## EXTRACTED DATA
## Start

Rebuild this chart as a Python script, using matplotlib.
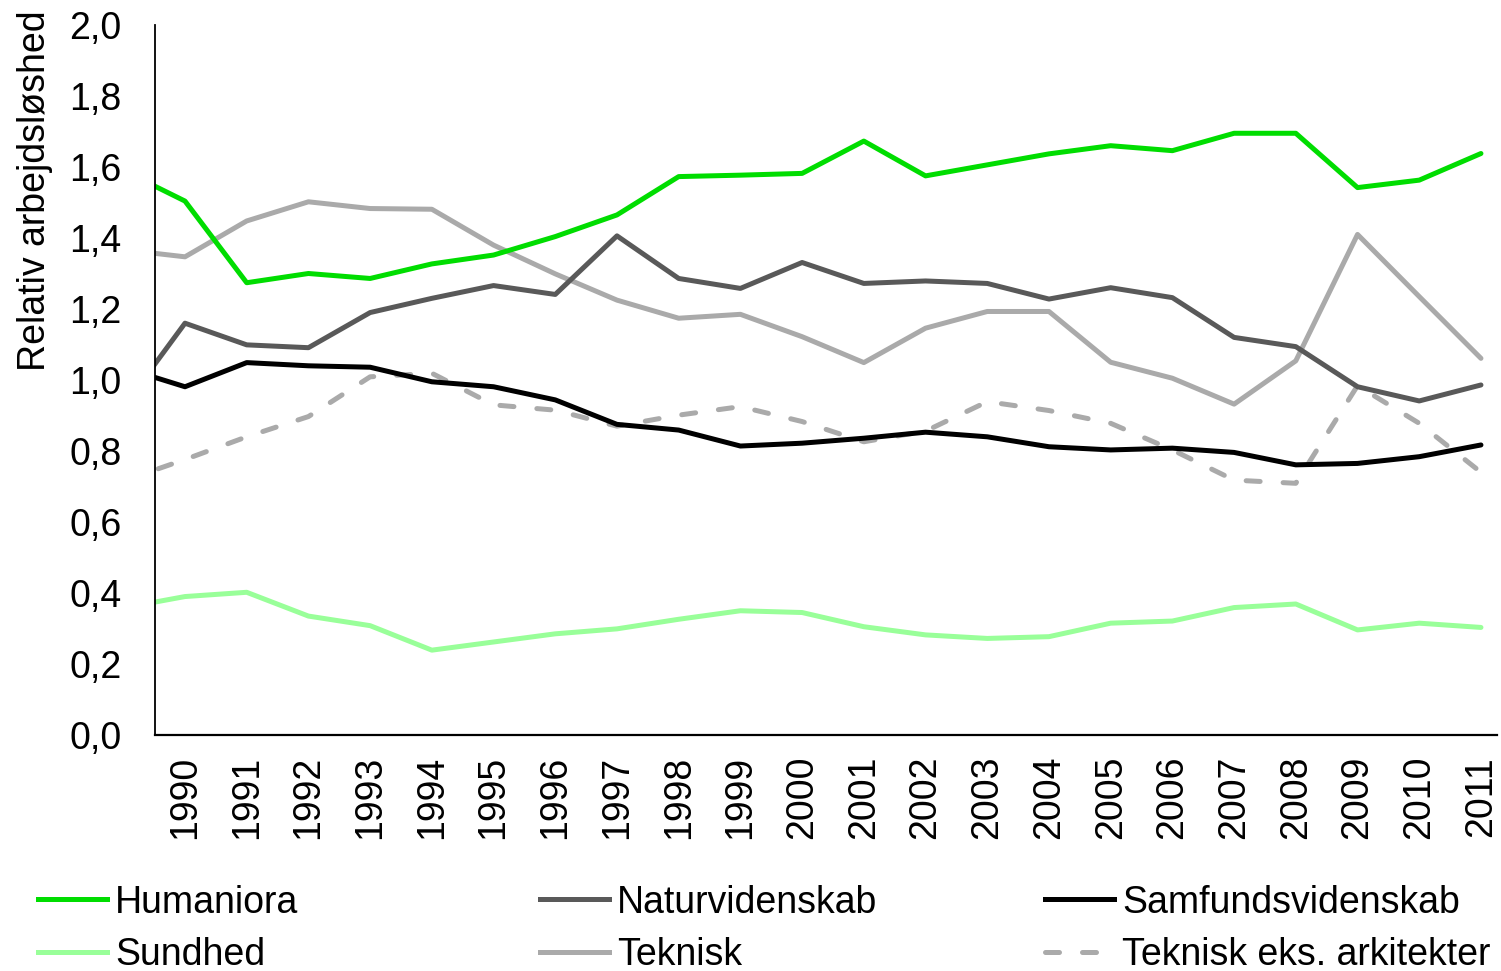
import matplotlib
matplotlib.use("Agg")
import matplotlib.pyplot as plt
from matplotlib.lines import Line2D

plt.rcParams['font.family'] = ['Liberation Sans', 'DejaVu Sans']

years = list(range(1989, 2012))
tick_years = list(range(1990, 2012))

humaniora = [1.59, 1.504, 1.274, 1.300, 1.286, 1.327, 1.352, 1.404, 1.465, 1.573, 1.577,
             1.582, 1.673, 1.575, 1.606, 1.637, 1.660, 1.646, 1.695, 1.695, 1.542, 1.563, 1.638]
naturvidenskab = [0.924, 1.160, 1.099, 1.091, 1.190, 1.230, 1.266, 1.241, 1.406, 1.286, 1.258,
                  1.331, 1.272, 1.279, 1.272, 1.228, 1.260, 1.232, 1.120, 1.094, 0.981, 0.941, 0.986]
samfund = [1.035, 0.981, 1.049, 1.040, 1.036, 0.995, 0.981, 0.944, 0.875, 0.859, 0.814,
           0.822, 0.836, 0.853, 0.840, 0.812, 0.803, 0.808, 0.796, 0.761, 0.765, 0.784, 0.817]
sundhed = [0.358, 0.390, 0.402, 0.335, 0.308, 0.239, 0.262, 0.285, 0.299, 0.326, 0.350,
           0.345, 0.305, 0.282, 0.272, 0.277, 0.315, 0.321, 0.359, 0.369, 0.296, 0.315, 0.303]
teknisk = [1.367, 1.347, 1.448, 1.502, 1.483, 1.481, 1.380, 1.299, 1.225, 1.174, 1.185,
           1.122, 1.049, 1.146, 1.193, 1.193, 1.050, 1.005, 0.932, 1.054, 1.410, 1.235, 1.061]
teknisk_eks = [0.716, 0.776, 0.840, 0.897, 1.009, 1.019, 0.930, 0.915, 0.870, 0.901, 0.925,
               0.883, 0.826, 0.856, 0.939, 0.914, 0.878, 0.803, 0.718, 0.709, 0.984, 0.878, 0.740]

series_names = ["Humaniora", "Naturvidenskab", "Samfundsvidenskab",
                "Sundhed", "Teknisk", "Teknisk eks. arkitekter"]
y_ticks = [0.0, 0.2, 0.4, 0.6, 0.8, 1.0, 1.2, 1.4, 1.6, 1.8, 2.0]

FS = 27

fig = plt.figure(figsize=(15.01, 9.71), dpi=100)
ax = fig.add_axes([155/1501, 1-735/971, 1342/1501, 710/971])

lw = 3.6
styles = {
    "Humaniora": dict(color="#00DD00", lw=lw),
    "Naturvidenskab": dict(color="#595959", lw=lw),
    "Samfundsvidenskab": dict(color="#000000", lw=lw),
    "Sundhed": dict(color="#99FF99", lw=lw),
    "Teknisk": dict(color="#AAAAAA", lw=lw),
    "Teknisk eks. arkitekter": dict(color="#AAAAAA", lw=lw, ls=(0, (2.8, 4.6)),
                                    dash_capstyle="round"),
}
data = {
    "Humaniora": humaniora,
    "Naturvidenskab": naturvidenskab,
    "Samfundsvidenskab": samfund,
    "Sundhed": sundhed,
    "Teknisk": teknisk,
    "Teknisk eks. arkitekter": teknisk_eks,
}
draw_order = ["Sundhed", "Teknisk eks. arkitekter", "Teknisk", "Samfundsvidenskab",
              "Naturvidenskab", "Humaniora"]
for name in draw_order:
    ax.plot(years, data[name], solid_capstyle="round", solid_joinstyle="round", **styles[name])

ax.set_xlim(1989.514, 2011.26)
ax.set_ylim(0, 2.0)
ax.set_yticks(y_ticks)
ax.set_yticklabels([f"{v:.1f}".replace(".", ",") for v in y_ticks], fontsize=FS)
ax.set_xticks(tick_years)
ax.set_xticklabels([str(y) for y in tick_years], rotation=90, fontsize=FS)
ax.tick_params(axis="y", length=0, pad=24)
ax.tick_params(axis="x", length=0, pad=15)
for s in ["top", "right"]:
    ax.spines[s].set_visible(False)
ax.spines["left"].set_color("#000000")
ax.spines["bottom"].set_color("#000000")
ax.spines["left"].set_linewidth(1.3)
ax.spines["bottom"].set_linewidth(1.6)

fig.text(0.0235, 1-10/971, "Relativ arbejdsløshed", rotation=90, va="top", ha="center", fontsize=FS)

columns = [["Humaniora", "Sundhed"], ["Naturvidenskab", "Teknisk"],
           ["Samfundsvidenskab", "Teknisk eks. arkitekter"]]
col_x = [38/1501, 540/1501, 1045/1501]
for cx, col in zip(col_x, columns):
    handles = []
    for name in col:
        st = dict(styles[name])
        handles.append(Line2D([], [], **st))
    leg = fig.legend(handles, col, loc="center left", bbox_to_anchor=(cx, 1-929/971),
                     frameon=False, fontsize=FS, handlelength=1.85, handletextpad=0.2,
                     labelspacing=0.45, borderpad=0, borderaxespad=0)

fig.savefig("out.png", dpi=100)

## End
## Start

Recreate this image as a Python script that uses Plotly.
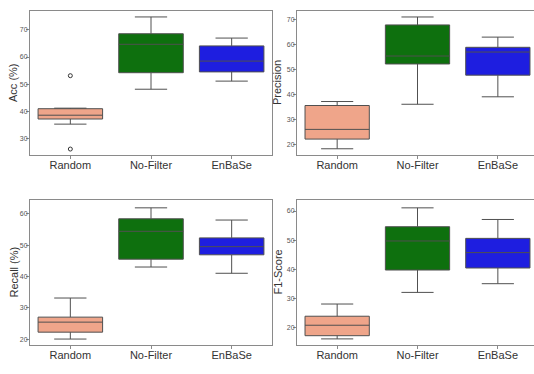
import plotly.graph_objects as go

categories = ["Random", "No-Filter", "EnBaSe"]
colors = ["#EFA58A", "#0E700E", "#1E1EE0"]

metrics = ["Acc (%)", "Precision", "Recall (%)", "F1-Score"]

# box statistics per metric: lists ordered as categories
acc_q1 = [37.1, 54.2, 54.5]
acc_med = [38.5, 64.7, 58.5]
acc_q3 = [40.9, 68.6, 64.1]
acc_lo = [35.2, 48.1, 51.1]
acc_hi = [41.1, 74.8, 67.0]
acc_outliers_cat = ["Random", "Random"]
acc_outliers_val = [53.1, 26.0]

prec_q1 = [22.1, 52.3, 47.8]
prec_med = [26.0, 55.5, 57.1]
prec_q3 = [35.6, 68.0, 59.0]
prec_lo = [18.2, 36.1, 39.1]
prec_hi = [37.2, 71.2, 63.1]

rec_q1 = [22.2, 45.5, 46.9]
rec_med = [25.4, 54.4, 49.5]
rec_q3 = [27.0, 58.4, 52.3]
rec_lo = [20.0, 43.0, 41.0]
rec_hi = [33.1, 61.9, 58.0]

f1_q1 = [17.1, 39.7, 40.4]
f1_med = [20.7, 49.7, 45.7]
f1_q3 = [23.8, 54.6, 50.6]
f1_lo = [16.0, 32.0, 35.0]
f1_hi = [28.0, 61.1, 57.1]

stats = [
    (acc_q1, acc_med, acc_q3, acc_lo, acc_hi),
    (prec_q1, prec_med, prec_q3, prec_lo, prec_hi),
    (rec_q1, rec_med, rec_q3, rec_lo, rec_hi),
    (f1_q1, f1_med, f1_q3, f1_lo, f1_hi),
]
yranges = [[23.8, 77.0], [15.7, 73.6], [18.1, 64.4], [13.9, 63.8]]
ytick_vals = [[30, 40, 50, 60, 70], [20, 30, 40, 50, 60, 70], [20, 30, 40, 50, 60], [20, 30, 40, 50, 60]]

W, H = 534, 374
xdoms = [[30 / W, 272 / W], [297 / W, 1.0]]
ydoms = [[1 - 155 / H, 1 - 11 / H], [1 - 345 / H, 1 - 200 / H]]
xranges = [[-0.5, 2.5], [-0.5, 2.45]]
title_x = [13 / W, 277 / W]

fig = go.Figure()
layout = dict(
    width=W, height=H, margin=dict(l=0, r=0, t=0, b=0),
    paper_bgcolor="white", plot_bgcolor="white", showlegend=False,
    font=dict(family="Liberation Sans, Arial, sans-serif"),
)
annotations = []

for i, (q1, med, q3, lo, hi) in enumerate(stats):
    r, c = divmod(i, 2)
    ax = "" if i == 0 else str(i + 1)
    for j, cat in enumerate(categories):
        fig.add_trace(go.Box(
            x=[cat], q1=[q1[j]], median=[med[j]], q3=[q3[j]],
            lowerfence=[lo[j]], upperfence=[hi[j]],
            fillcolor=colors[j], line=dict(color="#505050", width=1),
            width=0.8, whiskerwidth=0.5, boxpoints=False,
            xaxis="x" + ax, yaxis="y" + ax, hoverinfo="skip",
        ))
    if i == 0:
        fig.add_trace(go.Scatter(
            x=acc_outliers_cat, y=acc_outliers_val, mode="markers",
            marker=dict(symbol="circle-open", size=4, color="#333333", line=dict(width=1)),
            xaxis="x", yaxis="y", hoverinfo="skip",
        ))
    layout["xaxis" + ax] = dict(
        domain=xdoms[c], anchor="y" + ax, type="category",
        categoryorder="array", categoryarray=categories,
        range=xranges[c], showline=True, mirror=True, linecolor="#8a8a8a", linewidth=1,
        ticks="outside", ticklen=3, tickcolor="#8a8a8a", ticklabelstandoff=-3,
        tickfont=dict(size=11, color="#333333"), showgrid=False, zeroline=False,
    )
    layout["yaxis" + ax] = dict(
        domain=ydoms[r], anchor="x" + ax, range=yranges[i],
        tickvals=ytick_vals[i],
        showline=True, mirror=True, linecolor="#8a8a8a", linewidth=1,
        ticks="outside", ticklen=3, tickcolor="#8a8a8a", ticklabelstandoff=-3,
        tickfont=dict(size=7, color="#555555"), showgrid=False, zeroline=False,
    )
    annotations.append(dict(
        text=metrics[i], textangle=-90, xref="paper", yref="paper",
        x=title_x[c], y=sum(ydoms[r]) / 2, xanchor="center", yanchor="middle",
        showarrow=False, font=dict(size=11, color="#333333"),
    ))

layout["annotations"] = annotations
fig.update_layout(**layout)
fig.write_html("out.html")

## End

## WHAT YOU HAVE TO DO
Reproduce exactly the section that begins with the line containing "Rebuild this chart" and ends with the line containing "tick_years = list(range(1990, 2012))". Both boundary lines belong in the copy, but pictures do not.

## THE RESULT
Rebuild this chart as a Python script, using matplotlib.
import matplotlib
matplotlib.use("Agg")
import matplotlib.pyplot as plt
from matplotlib.lines import Line2D

plt.rcParams['font.family'] = ['Liberation Sans', 'DejaVu Sans']

years = list(range(1989, 2012))
tick_years = list(range(1990, 2012))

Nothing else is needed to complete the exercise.